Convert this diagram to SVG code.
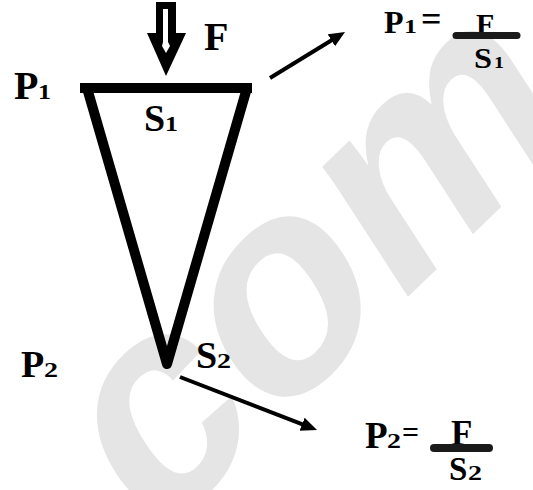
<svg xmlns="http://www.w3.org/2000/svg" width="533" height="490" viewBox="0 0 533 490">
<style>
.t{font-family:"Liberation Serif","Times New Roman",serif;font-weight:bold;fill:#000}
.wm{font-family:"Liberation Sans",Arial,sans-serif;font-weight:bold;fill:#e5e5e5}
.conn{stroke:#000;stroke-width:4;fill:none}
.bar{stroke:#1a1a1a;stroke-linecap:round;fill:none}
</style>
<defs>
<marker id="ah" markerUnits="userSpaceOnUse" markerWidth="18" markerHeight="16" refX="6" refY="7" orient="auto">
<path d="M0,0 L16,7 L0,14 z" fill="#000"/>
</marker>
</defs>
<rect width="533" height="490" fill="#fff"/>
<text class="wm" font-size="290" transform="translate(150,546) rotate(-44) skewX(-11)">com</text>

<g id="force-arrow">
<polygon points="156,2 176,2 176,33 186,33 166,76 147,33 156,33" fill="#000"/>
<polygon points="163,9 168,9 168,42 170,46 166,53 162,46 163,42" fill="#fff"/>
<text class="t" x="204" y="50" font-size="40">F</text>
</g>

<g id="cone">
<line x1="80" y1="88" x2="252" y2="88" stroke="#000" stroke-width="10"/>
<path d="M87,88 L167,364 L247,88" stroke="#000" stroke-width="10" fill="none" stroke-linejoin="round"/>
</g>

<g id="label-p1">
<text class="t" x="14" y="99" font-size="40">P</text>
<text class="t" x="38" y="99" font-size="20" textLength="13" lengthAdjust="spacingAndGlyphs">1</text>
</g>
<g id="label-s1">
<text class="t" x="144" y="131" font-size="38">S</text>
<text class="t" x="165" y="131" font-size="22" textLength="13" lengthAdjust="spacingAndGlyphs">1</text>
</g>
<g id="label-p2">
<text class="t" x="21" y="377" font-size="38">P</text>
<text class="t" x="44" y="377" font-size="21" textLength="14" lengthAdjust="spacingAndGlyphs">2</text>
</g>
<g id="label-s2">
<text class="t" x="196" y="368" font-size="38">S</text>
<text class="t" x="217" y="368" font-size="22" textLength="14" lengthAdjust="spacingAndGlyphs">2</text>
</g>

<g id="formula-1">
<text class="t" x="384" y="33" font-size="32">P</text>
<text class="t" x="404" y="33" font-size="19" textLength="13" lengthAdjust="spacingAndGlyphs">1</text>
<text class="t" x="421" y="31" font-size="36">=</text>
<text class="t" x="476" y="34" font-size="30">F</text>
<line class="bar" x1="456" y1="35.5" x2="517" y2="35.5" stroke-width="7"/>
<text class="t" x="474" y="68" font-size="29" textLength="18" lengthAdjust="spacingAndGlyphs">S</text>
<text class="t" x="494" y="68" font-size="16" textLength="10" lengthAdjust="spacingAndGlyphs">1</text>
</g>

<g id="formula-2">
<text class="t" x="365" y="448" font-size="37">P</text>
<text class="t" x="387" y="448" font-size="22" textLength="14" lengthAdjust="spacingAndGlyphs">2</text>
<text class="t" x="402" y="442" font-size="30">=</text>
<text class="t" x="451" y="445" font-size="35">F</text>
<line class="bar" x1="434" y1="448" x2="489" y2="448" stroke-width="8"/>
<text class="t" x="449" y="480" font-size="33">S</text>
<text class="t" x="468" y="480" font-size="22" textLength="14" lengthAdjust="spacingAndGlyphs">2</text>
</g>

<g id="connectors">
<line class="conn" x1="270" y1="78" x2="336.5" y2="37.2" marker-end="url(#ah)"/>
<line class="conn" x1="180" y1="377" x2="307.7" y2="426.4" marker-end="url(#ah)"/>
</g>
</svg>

▬▬▬

Please write out all of the material above without changing a word, and omit any pictures.

— Final result —
Convert this diagram to SVG code.
<svg xmlns="http://www.w3.org/2000/svg" width="533" height="490" viewBox="0 0 533 490">
<style>
.t{font-family:"Liberation Serif","Times New Roman",serif;font-weight:bold;fill:#000}
.wm{font-family:"Liberation Sans",Arial,sans-serif;font-weight:bold;fill:#e5e5e5}
.conn{stroke:#000;stroke-width:4;fill:none}
.bar{stroke:#1a1a1a;stroke-linecap:round;fill:none}
</style>
<defs>
<marker id="ah" markerUnits="userSpaceOnUse" markerWidth="18" markerHeight="16" refX="6" refY="7" orient="auto">
<path d="M0,0 L16,7 L0,14 z" fill="#000"/>
</marker>
</defs>
<rect width="533" height="490" fill="#fff"/>
<text class="wm" font-size="290" transform="translate(150,546) rotate(-44) skewX(-11)">com</text>

<g id="force-arrow">
<polygon points="156,2 176,2 176,33 186,33 166,76 147,33 156,33" fill="#000"/>
<polygon points="163,9 168,9 168,42 170,46 166,53 162,46 163,42" fill="#fff"/>
<text class="t" x="204" y="50" font-size="40">F</text>
</g>

<g id="cone">
<line x1="80" y1="88" x2="252" y2="88" stroke="#000" stroke-width="10"/>
<path d="M87,88 L167,364 L247,88" stroke="#000" stroke-width="10" fill="none" stroke-linejoin="round"/>
</g>

<g id="label-p1">
<text class="t" x="14" y="99" font-size="40">P</text>
<text class="t" x="38" y="99" font-size="20" textLength="13" lengthAdjust="spacingAndGlyphs">1</text>
</g>
<g id="label-s1">
<text class="t" x="144" y="131" font-size="38">S</text>
<text class="t" x="165" y="131" font-size="22" textLength="13" lengthAdjust="spacingAndGlyphs">1</text>
</g>
<g id="label-p2">
<text class="t" x="21" y="377" font-size="38">P</text>
<text class="t" x="44" y="377" font-size="21" textLength="14" lengthAdjust="spacingAndGlyphs">2</text>
</g>
<g id="label-s2">
<text class="t" x="196" y="368" font-size="38">S</text>
<text class="t" x="217" y="368" font-size="22" textLength="14" lengthAdjust="spacingAndGlyphs">2</text>
</g>

<g id="formula-1">
<text class="t" x="384" y="33" font-size="32">P</text>
<text class="t" x="404" y="33" font-size="19" textLength="13" lengthAdjust="spacingAndGlyphs">1</text>
<text class="t" x="421" y="31" font-size="36">=</text>
<text class="t" x="476" y="34" font-size="30">F</text>
<line class="bar" x1="456" y1="35.5" x2="517" y2="35.5" stroke-width="7"/>
<text class="t" x="474" y="68" font-size="29" textLength="18" lengthAdjust="spacingAndGlyphs">S</text>
<text class="t" x="494" y="68" font-size="16" textLength="10" lengthAdjust="spacingAndGlyphs">1</text>
</g>

<g id="formula-2">
<text class="t" x="365" y="448" font-size="37">P</text>
<text class="t" x="387" y="448" font-size="22" textLength="14" lengthAdjust="spacingAndGlyphs">2</text>
<text class="t" x="402" y="442" font-size="30">=</text>
<text class="t" x="451" y="445" font-size="35">F</text>
<line class="bar" x1="434" y1="448" x2="489" y2="448" stroke-width="8"/>
<text class="t" x="449" y="480" font-size="33">S</text>
<text class="t" x="468" y="480" font-size="22" textLength="14" lengthAdjust="spacingAndGlyphs">2</text>
</g>

<g id="connectors">
<line class="conn" x1="270" y1="78" x2="336.5" y2="37.2" marker-end="url(#ah)"/>
<line class="conn" x1="180" y1="377" x2="307.7" y2="426.4" marker-end="url(#ah)"/>
</g>
</svg>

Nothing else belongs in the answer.